Retype each record below word for word. Leave the pictures out.

(Code that draws figures)
——————————
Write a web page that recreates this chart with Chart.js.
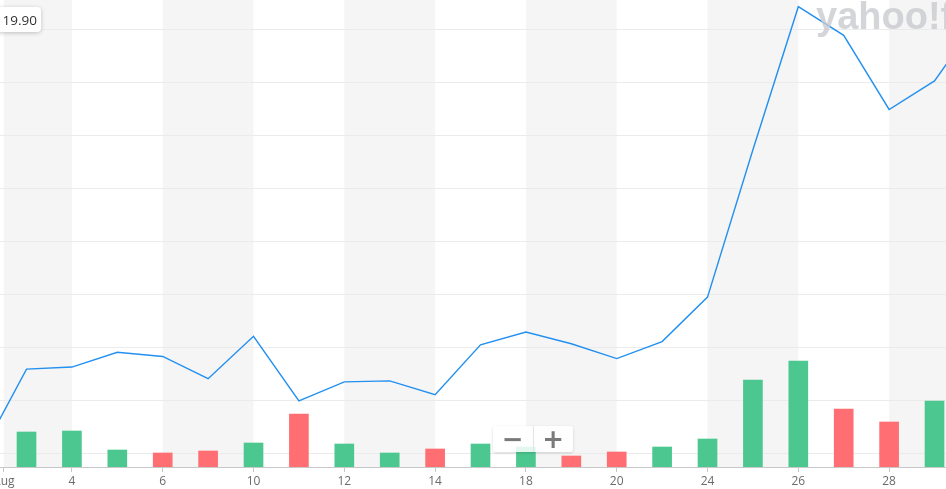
<!DOCTYPE html>
<html>
<head>
<meta charset="utf-8">
<script src="https://cdn.jsdelivr.net/npm/chart.js@4/dist/chart.umd.min.js"></script>
<style>
  html, body { margin: 0; padding: 0; background: #fff; overflow: hidden; }
  #wrap { position: relative; width: 946px; height: 489px; overflow: hidden; }
  #c { position: absolute; left: 0; top: 0; }
  .logo { position: absolute; left: 816px; top: -5px; font: 900 38px "Liberation Sans", "DejaVu Sans", sans-serif;
          color: rgba(200,202,208,0.8); letter-spacing: 0px; white-space: nowrap; pointer-events: none; }
  .price { position: absolute; left: -6px; top: 7px; width: 47px; height: 25px; background: #fff; border-radius: 4px;
           box-shadow: 0 1px 4px rgba(0,0,0,0.22); font: 13.5px "Open Sans", sans-serif; color: #333;
           display: flex; align-items: center; justify-content: flex-end; box-sizing: border-box; }
  .price span { margin-right: 4px; }
  .zoom { position: absolute; left: 493px; top: 426px; width: 80px; height: 26px; display: flex;
          background: rgba(255,255,255,0.85); border-radius: 3px; box-shadow: 0 1px 3px rgba(0,0,0,0.16); }
  .zoom div { flex: 1; display: flex; align-items: center; justify-content: center;
              font: bold 26px "DejaVu Sans", sans-serif; color: #7a7a7a; line-height: 1; }
  .zoom div:first-child { border-right: 1px solid #e4e4e4; }
</style>
</head>
<body>
<div id="wrap">
  <canvas id="c" width="946" height="489"></canvas>
  <div class="logo">yahoo!finance</div>
  <div class="price"><span>19.90</span></div>
  <div class="zoom"><div>−</div><div>+</div></div>
</div>
<script>
// ---- data ----
const dates = ["2020-07-31","2020-08-03","2020-08-04","2020-08-05","2020-08-06","2020-08-07",
  "2020-08-10","2020-08-11","2020-08-12","2020-08-13","2020-08-14",
  "2020-08-17","2020-08-18","2020-08-19","2020-08-20","2020-08-21",
  "2020-08-24","2020-08-25","2020-08-26","2020-08-27","2020-08-28","2020-08-31","2020-09-01"];
const closes = [15.50,16.30,16.32,16.46,16.42,16.21,
  16.61,16.00,16.18,16.19,16.06,
  16.53,16.65,16.54,16.40,16.56,
  16.98,18.37,19.72,19.45,18.75,19.02,19.62];
const volumes = [600000,700000,720000,340000,280000,320000,
  480000,1060000,460000,280000,360000,
  460000,400000,220000,300000,400000,
  560000,1740000,2120000,1160000,900000,1320000,1400000];
const tickDates = ["2020-08-01","2020-08-04","2020-08-06","2020-08-10","2020-08-12","2020-08-14",
  "2020-08-18","2020-08-20","2020-08-24","2020-08-26","2020-08-28"];
const tickLabels = ["Aug","4","6","10","12","14","18","20","24","26","28"];
const priceGrid = [15.5,16.0,16.5,17.0,17.5,18.0,18.5,19.0,19.5];

// ---- derived ----
const tickPos = tickDates.map(t => {
  const i = dates.findIndex(d => d >= t);
  return dates[i] === t ? i : i - 0.5;
});
const lineData = closes.map((v, i) => ({ x: i, y: v }));
const barData = volumes.map((v, i) => ({ x: i, y: v }));
const barColors = closes.map((v, i) => (i === 0 || v >= closes[i - 1]) ? '#4cc790' : '#ff6e72');

const bands = {
  id: 'bands',
  beforeDraw(chart) {
    const { ctx, chartArea: a, scales: { x } } = chart;
    ctx.save();
    ctx.fillStyle = '#f5f5f5';
    const t = x.ticks;
    for (let k = 0; k < t.length; k += 2) {
      const x0 = x.getPixelForValue(t[k].value);
      const x1 = k + 1 < t.length ? x.getPixelForValue(t[k + 1].value) : a.right;
      ctx.fillRect(x0, a.top, x1 - x0, a.bottom - a.top);
    }
    ctx.restore();
  }
};

new Chart(document.getElementById('c'), {
  type: 'bar',
  data: {
    datasets: [
      { type: 'line', data: lineData, yAxisID: 'y', borderColor: '#2290f0', borderWidth: 1.4,
        pointRadius: 0, tension: 0, fill: false, order: 0 },
      { type: 'bar', data: barData, yAxisID: 'vol', backgroundColor: barColors,
        barThickness: 19, borderWidth: 0, order: 1 }
    ]
  },
  plugins: [bands],
  options: {
    responsive: false,
    animation: false,
    devicePixelRatio: 1,
    layout: { padding: 0 },
    plugins: { legend: { display: false }, tooltip: { enabled: false } },
    scales: {
      x: {
        type: 'linear', min: 0.416, max: 21.253, position: 'bottom', offset: false,
        afterBuildTicks: s => { s.ticks = tickPos.map(v => ({ value: v })); },
        afterFit: s => { s.paddingLeft = 0; s.paddingRight = 0; s.height = 22; },
        ticks: { callback: (v, i) => tickLabels[i], color: '#6b6b6b', padding: 2,
                 font: { family: 'Open Sans', size: 12 }, maxRotation: 0, autoSkip: false },
        grid: { offset: false, drawOnChartArea: false, drawTicks: true, tickLength: 5, color: '#c8c8c8' },
        border: { display: true, color: '#c8c8c8', width: 1 }
      },
      y: {
        position: 'right', min: 15.377, max: 19.783,
        afterBuildTicks: s => { s.ticks = priceGrid.map(v => ({ value: v })); },
        afterFit: s => { s.width = 0; },
        ticks: { display: false },
        grid: { color: '#ebebeb', drawTicks: false },
        border: { display: false }
      },
      vol: { display: false, min: 0, max: 9340000 }
    }
  }
});
</script>
</body>
</html>
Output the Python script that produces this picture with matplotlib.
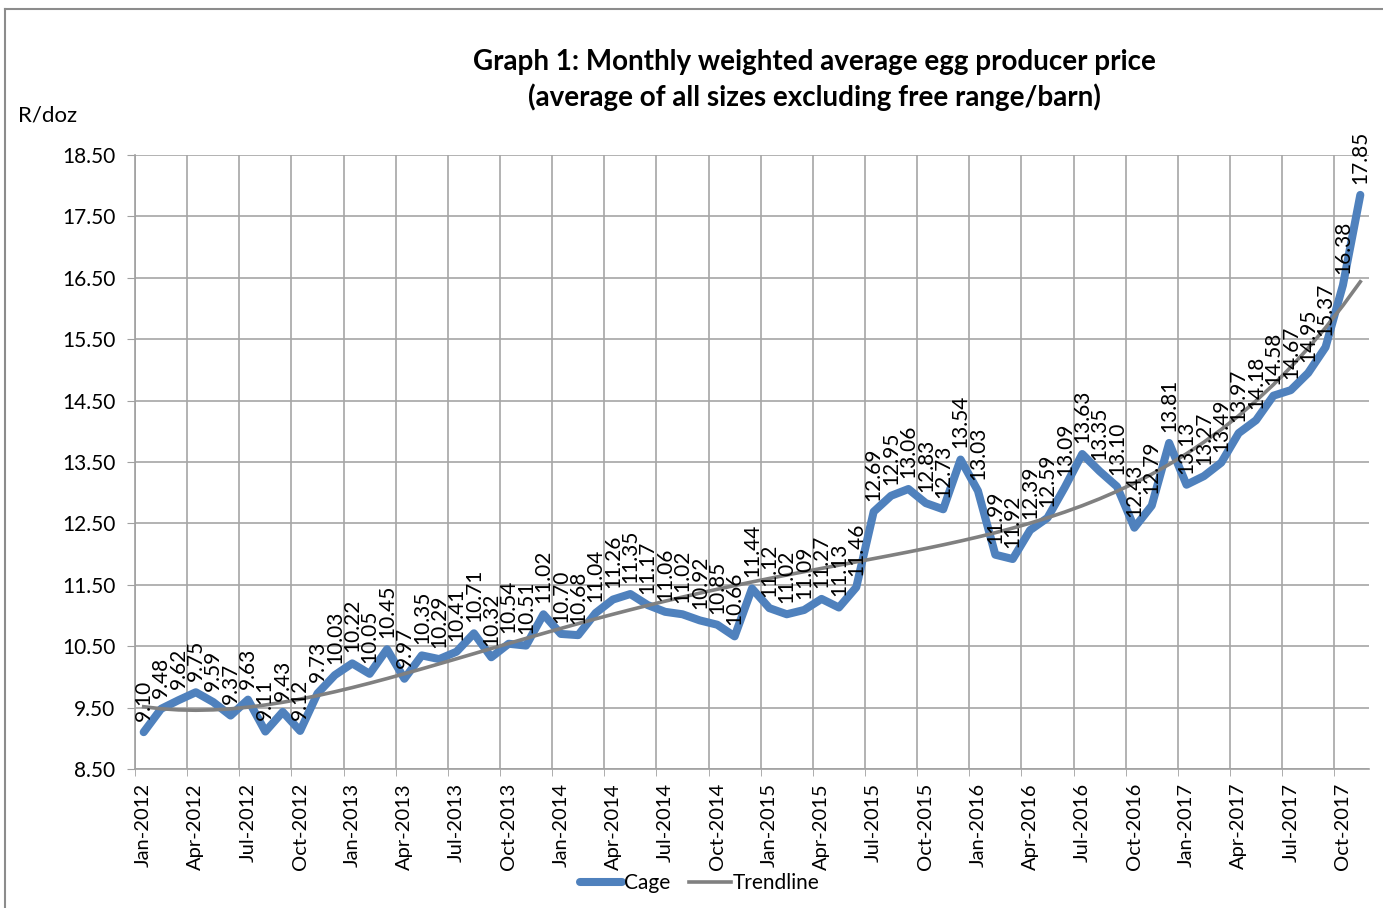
——————————
Response »
Write a web page that recreates this chart with Chart.js.
<!DOCTYPE html>
<html>
<head>
<meta charset="utf-8">
<script src="https://cdn.jsdelivr.net/npm/chart.js@4/dist/chart.umd.min.js"></script>
<style>
  html, body { margin: 0; padding: 0; background: #fff; overflow: hidden; }
  #wrap { position: relative; width: 946px; height: 489px; overflow: hidden; }
  #c { position: absolute; left: 0; top: 0; }
  .logo { position: absolute; left: 816px; top: -5px; font: 900 38px "Liberation Sans", "DejaVu Sans", sans-serif;
          color: rgba(200,202,208,0.8); letter-spacing: 0px; white-space: nowrap; pointer-events: none; }
  .price { position: absolute; left: -6px; top: 7px; width: 47px; height: 25px; background: #fff; border-radius: 4px;
           box-shadow: 0 1px 4px rgba(0,0,0,0.22); font: 13.5px "Open Sans", sans-serif; color: #333;
           display: flex; align-items: center; justify-content: flex-end; box-sizing: border-box; }
  .price span { margin-right: 4px; }
  .zoom { position: absolute; left: 493px; top: 426px; width: 80px; height: 26px; display: flex;
          background: rgba(255,255,255,0.85); border-radius: 3px; box-shadow: 0 1px 3px rgba(0,0,0,0.16); }
  .zoom div { flex: 1; display: flex; align-items: center; justify-content: center;
              font: bold 26px "DejaVu Sans", sans-serif; color: #7a7a7a; line-height: 1; }
  .zoom div:first-child { border-right: 1px solid #e4e4e4; }
</style>
</head>
<body>
<div id="wrap">
  <canvas id="c" width="946" height="489"></canvas>
  <div class="logo">yahoo!finance</div>
  <div class="price"><span>19.90</span></div>
  <div class="zoom"><div>−</div><div>+</div></div>
</div>
<script>
// ---- data ----
const dates = ["2020-07-31","2020-08-03","2020-08-04","2020-08-05","2020-08-06","2020-08-07",
  "2020-08-10","2020-08-11","2020-08-12","2020-08-13","2020-08-14",
  "2020-08-17","2020-08-18","2020-08-19","2020-08-20","2020-08-21",
  "2020-08-24","2020-08-25","2020-08-26","2020-08-27","2020-08-28","2020-08-31","2020-09-01"];
const closes = [15.50,16.30,16.32,16.46,16.42,16.21,
  16.61,16.00,16.18,16.19,16.06,
  16.53,16.65,16.54,16.40,16.56,
  16.98,18.37,19.72,19.45,18.75,19.02,19.62];
const volumes = [600000,700000,720000,340000,280000,320000,
  480000,1060000,460000,280000,360000,
  460000,400000,220000,300000,400000,
  560000,1740000,2120000,1160000,900000,1320000,1400000];
const tickDates = ["2020-08-01","2020-08-04","2020-08-06","2020-08-10","2020-08-12","2020-08-14",
  "2020-08-18","2020-08-20","2020-08-24","2020-08-26","2020-08-28"];
const tickLabels = ["Aug","4","6","10","12","14","18","20","24","26","28"];
const priceGrid = [15.5,16.0,16.5,17.0,17.5,18.0,18.5,19.0,19.5];

// ---- derived ----
const tickPos = tickDates.map(t => {
  const i = dates.findIndex(d => d >= t);
  return dates[i] === t ? i : i - 0.5;
});
const lineData = closes.map((v, i) => ({ x: i, y: v }));
const barData = volumes.map((v, i) => ({ x: i, y: v }));
const barColors = closes.map((v, i) => (i === 0 || v >= closes[i - 1]) ? '#4cc790' : '#ff6e72');

const bands = {
  id: 'bands',
  beforeDraw(chart) {
    const { ctx, chartArea: a, scales: { x } } = chart;
    ctx.save();
    ctx.fillStyle = '#f5f5f5';
    const t = x.ticks;
    for (let k = 0; k < t.length; k += 2) {
      const x0 = x.getPixelForValue(t[k].value);
      const x1 = k + 1 < t.length ? x.getPixelForValue(t[k + 1].value) : a.right;
      ctx.fillRect(x0, a.top, x1 - x0, a.bottom - a.top);
    }
    ctx.restore();
  }
};

new Chart(document.getElementById('c'), {
  type: 'bar',
  data: {
    datasets: [
      { type: 'line', data: lineData, yAxisID: 'y', borderColor: '#2290f0', borderWidth: 1.4,
        pointRadius: 0, tension: 0, fill: false, order: 0 },
      { type: 'bar', data: barData, yAxisID: 'vol', backgroundColor: barColors,
        barThickness: 19, borderWidth: 0, order: 1 }
    ]
  },
  plugins: [bands],
  options: {
    responsive: false,
    animation: false,
    devicePixelRatio: 1,
    layout: { padding: 0 },
    plugins: { legend: { display: false }, tooltip: { enabled: false } },
    scales: {
      x: {
        type: 'linear', min: 0.416, max: 21.253, position: 'bottom', offset: false,
        afterBuildTicks: s => { s.ticks = tickPos.map(v => ({ value: v })); },
        afterFit: s => { s.paddingLeft = 0; s.paddingRight = 0; s.height = 22; },
        ticks: { callback: (v, i) => tickLabels[i], color: '#6b6b6b', padding: 2,
                 font: { family: 'Open Sans', size: 12 }, maxRotation: 0, autoSkip: false },
        grid: { offset: false, drawOnChartArea: false, drawTicks: true, tickLength: 5, color: '#c8c8c8' },
        border: { display: true, color: '#c8c8c8', width: 1 }
      },
      y: {
        position: 'right', min: 15.377, max: 19.783,
        afterBuildTicks: s => { s.ticks = priceGrid.map(v => ({ value: v })); },
        afterFit: s => { s.width = 0; },
        ticks: { display: false },
        grid: { color: '#ebebeb', drawTicks: false },
        border: { display: false }
      },
      vol: { display: false, min: 0, max: 9340000 }
    }
  }
});
</script>
</body>
</html>
Output the Python script that produces this picture with matplotlib.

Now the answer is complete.